- Education: University of Canberra
- Occupation: Vice-president World Farmers' Organisation
- Board member of: Australian Centre for International Agricultural Research, Future Food Systems.

= Fiona Simson =

Australian vice-president of the World Farmers' Organisation

Fiona Simson is the vice-president of the World Farmers' Organisation. She was the first woman president of the National Farmers' Federation.

== Education and early life ==
Simson grew up on a farm near Armidale, in NSW, Australia. She was a rotary exchange student, in 1982 in Denmark.

Simson followed a career in corporate life, followed by a role in local government. She graduated from Bachelor of Arts, at the University of Canberra and is a graduate of the Australian Company Directors.

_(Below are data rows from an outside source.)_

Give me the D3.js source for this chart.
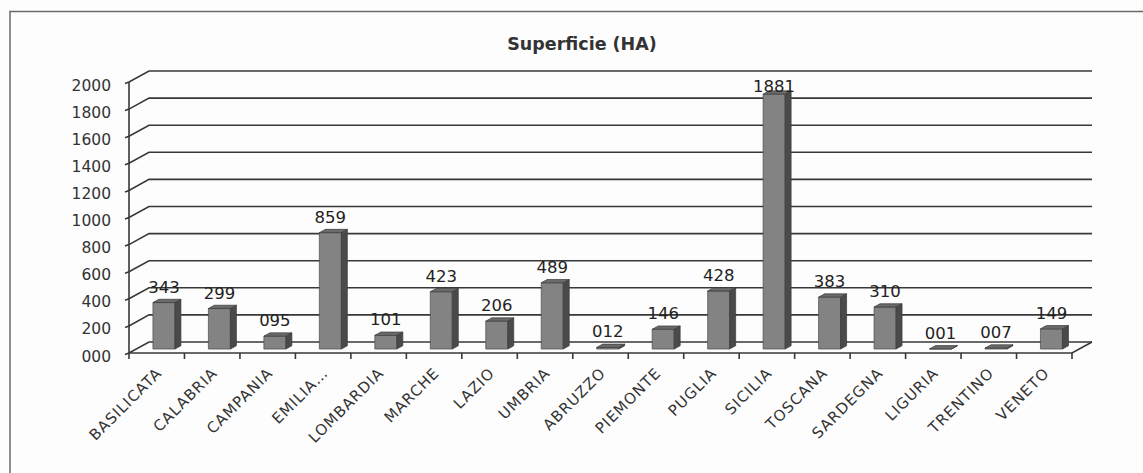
<!DOCTYPE html>
<html>
<head>
<meta charset="utf-8">
<script src="https://cdn.jsdelivr.net/npm/d3@7"></script>
<style>
  html, body { margin: 0; padding: 0; background: #fdfdfd; }
  svg { display: block; }
</style>
</head>
<body>
<svg id="chart" width="1143" height="473"></svg>
<script>
// Regions and surface in hectares
const categories = ["BASILICATA", "CALABRIA", "CAMPANIA", "EMILIA…", "LOMBARDIA", "MARCHE",
  "LAZIO", "UMBRIA", "ABRUZZO", "PIEMONTE", "PUGLIA", "SICILIA", "TOSCANA", "SARDEGNA",
  "LIGURIA", "TRENTINO", "VENETO"];
const superficie = [343, 299, 95, 859, 101, 423, 206, 489, 12, 146, 428, 1881, 383, 310, 1, 7, 149];
const yTicks = [0, 200, 400, 600, 800, 1000, 1200, 1400, 1600, 1800, 2000];
const titleText = "Superficie (HA)";

const svg = d3.select("#chart");
const fmt = d3.format("03d");

// Front plane of the 3D box
const x = d3.scaleBand().domain(categories).range([129, 1072]);
const y = d3.scaleLinear().domain([0, 2000]).range([353, 82]);
// Offset from front plane to back wall
const DX = 20, DY = -11;
// Bars sit partway into the depth
const barF = 0.36, barD = 0.3, barW = 22;

const lineCol = "#383838";

// Outer frame
svg.append("path")
  .attr("d", "M10,473 L10,11.5 L1143,11.5")
  .attr("fill", "none").attr("stroke", "#6a6a6a").attr("stroke-width", 1.5);

// Title
svg.append("text")
  .attr("x", 582).attr("y", 50)
  .attr("text-anchor", "middle")
  .attr("font-family", "DejaVu Sans, sans-serif")
  .attr("font-weight", "bold")
  .attr("font-size", 17.5)
  .attr("fill", "#333")
  .text(titleText);

const x0 = x.range()[0], x1 = x.range()[1];

// Back-wall gridlines with the connecting diagonals on the left side wall
const grid = svg.append("g");
yTicks.forEach(v => {
  const yy = y(v);
  grid.append("path")
    .attr("d", `M${x0 - 4},${yy + 1.5} L${x0},${yy} L${x0 + DX},${yy + DY} L${x1 + DX},${yy + DY}`)
    .attr("fill", "none").attr("stroke", lineCol).attr("stroke-width", 1.6);
});

// Floor: front edge and right diagonal
svg.append("path")
  .attr("d", `M${x0},${y(0)} L${x1},${y(0)} L${x1 + DX},${y(0) + DY}`)
  .attr("fill", "none").attr("stroke", lineCol).attr("stroke-width", 1.6);

// Vertical value axis
svg.append("line")
  .attr("x1", x0).attr("x2", x0).attr("y1", y(2000)).attr("y2", y(0))
  .attr("stroke", lineCol).attr("stroke-width", 1.6);

// Value tick labels
svg.append("g").selectAll("text").data(yTicks).join("text")
  .attr("x", 111).attr("y", d => y(d) + 8.5)
  .attr("text-anchor", "end")
  .attr("font-family", "DejaVu Sans, sans-serif")
  .attr("font-size", 15.5)
  .attr("fill", "#333")
  .text(d => fmt(d));

// Category ticks along the floor front edge
const bounds = categories.map(c => x(c)).concat([x1]);
svg.append("g").selectAll("line").data(bounds).join("line")
  .attr("x1", d => d).attr("x2", d => d)
  .attr("y1", y(0)).attr("y2", y(0) + 6)
  .attr("stroke", lineCol).attr("stroke-width", 1.6);

// Category labels
svg.append("g").selectAll("text").data(categories).join("text")
  .attr("transform", d => `translate(${x(d) + x.bandwidth() / 2 + 6},${374}) rotate(-45)`)
  .attr("text-anchor", "end")
  .attr("font-family", "DejaVu Sans, sans-serif")
  .attr("font-size", 15)
  .attr("letter-spacing", 1)
  .attr("fill", "#333")
  .text(d => d);

// 3D bars
const ox = DX * barF, oy = DY * barF;      // front face offset into depth
const dx = DX * barD, dy = DY * barD;      // bar depth
const bars = svg.append("g");
categories.forEach((c, i) => {
  const v = superficie[i];
  const cx = x(c) + x.bandwidth() / 2 + ox;
  const l = cx - barW / 2, r = cx + barW / 2;
  const b = y(0) + oy, t = y(v) + oy;
  // front face
  bars.append("path")
    .attr("d", `M${l},${b} L${r},${b} L${r},${t} L${l},${t}Z`)
    .attr("fill", "#838383").attr("stroke", "#4a4a4a").attr("stroke-width", 0.7);
  // side face
  bars.append("path")
    .attr("d", `M${r},${b} L${r + dx},${b + dy} L${r + dx},${t + dy} L${r},${t}Z`)
    .attr("fill", "#4a4a4a").attr("stroke", "#3a3a3a").attr("stroke-width", 0.7);
  // top face
  bars.append("path")
    .attr("d", `M${l},${t} L${r},${t} L${r + dx},${t + dy} L${l + dx},${t + dy}Z`)
    .attr("fill", "#6a6a6a").attr("stroke", "#3a3a3a").attr("stroke-width", 0.7);
});

// Value labels above the bars, kept below the top of the wall
const wallTop = y(2000) + DY;
svg.append("g").selectAll("text").data(categories).join("text")
  .attr("x", d => x(d) + x.bandwidth() / 2 + ox)
  .attr("y", (d, i) => Math.max(y(superficie[i]) + oy - 10, wallTop + 21))
  .attr("text-anchor", "middle")
  .attr("font-family", "DejaVu Sans, sans-serif")
  .attr("font-size", 16.5)
  .attr("fill", "#222")
  .text((d, i) => fmt(superficie[i]));
</script>
</body>
</html>
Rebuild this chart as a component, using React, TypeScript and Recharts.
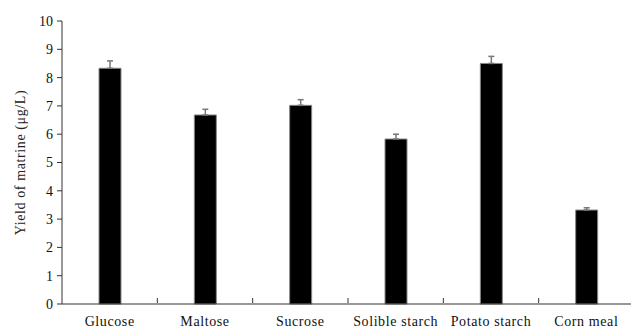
import React from "react";
import { Bar, BarChart, ErrorBar, XAxis, YAxis } from "recharts";

const sources = ["Glucose", "Maltose", "Sucrose", "Solible starch", "Potato starch", "Corn meal"];
const yields = [8.33, 6.68, 7.02, 5.83, 8.5, 3.32];
const errors = [0.26, 0.2, 0.2, 0.17, 0.25, 0.08];
const yTicks = [0, 1, 2, 3, 4, 5, 6, 7, 8, 9, 10];

const data = sources.map((name, i) => ({
  name,
  value: yields[i],
  err: [0, errors[i]],
}));

const font = "'Liberation Serif', 'Times New Roman', serif";

function CategoryTick(props: any) {
  const { x, y, payload } = props;
  const half = payload?.offset || 572 / 6 / 2;
  const isLast = payload?.index === sources.length - 1;
  return (
    <g>
      {!isLast && (
        <line x1={x + half} y1={y - 9} x2={x + half} y2={y - 14} stroke="#333" strokeWidth={1} />
      )}
      <text
        x={x}
        y={y + 14}
        textAnchor="middle"
        fontFamily={font}
        fontSize={14}
        letterSpacing={0.6}
        fill="#111"
      >
        {payload.value}
      </text>
    </g>
  );
}

export default function App() {
  return (
    <div style={{ position: "absolute", left: 0, top: 0, width: 631, height: 331, overflow: "hidden", background: "#fff" }}>
      <BarChart
        width={634}
        height={331}
        data={data}
        margin={{ top: 21, right: 0, bottom: 0, left: 0 }}
        barCategoryGap={0}
      >
        <XAxis
          dataKey="name"
          axisLine={{ stroke: "#333" }}
          tickLine={false}
          interval={0}
          tick={<CategoryTick />}
          height={27}
        />
        <YAxis
          domain={[0, 10]}
          ticks={yTicks}
          interval={0}
          width={62}
          axisLine={{ stroke: "#333" }}
          tickLine={{ stroke: "#333" }}
          tickSize={5}
          tickMargin={4}
          tick={{ fontFamily: font, fontSize: 14, fill: "#111" }}
          label={{
            value: "Yield of matrine (μg/L)",
            angle: -90,
            position: "insideLeft",
            offset: 20,
            style: { fontFamily: font, fontSize: 14, fill: "#222", letterSpacing: 0.6, textAnchor: "middle" },
          }}
        />
        <Bar dataKey="value" fill="#000" stroke="#888" strokeWidth={1} barSize={22} isAnimationActive={false}>
          <ErrorBar dataKey="err" direction="y" width={3} stroke="#777" strokeWidth={1.5} isAnimationActive={false} />
        </Bar>
      </BarChart>
    </div>
  );
}
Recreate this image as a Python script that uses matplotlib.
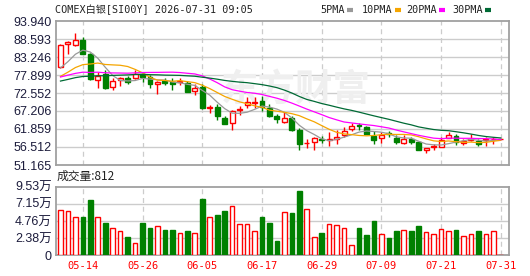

In 2006, she successfully campaigned to stop mining companies from extracting coal seam gas, in central NSW, Caroona.

== Career ==
Simson ran a family farming business, including a broad acre farming and commercial breeding business, and she was elected as a Councillor in the Liverpool Plains Shire Council.

In 2016, Simson was elected President of the National Farmers' Federation. She is an advisor for Australia's Foreign Affairs Minister, on the topic of agricultural research and development. She is also a board member on the Australian Made Campaign, AgStewardship Australia, and the Board of NRMA (NSW). She is also on the board of the Australian Farmers Fighting Fund.

Simson was appointed to the statutory Nature Repair Committee in 2024. She was also a Director of the Biodiversity Conservation Trust of NSW, and One Basin CRC. Simson is Patron of the National Rural Press Clue, and of the Program for NFF Diversity in Leadership.

Also in 2024, Simson became an honorary Fellow of the Australian Academy of Technological Sciences and Engineering, in 2024.

Simson was elected as the first Australian vice president of the World Farmers' Organisation in 2024.

== Awards and honours ==
- 2016 – First female president of National Farmers' Federation.
- 2023 – Rabobank Leadership award.
- 2024 – honorary Fellow of the Australian Academy of Technological Sciences and Engineering.
- 2024 – Appointment to Climate Change Authority.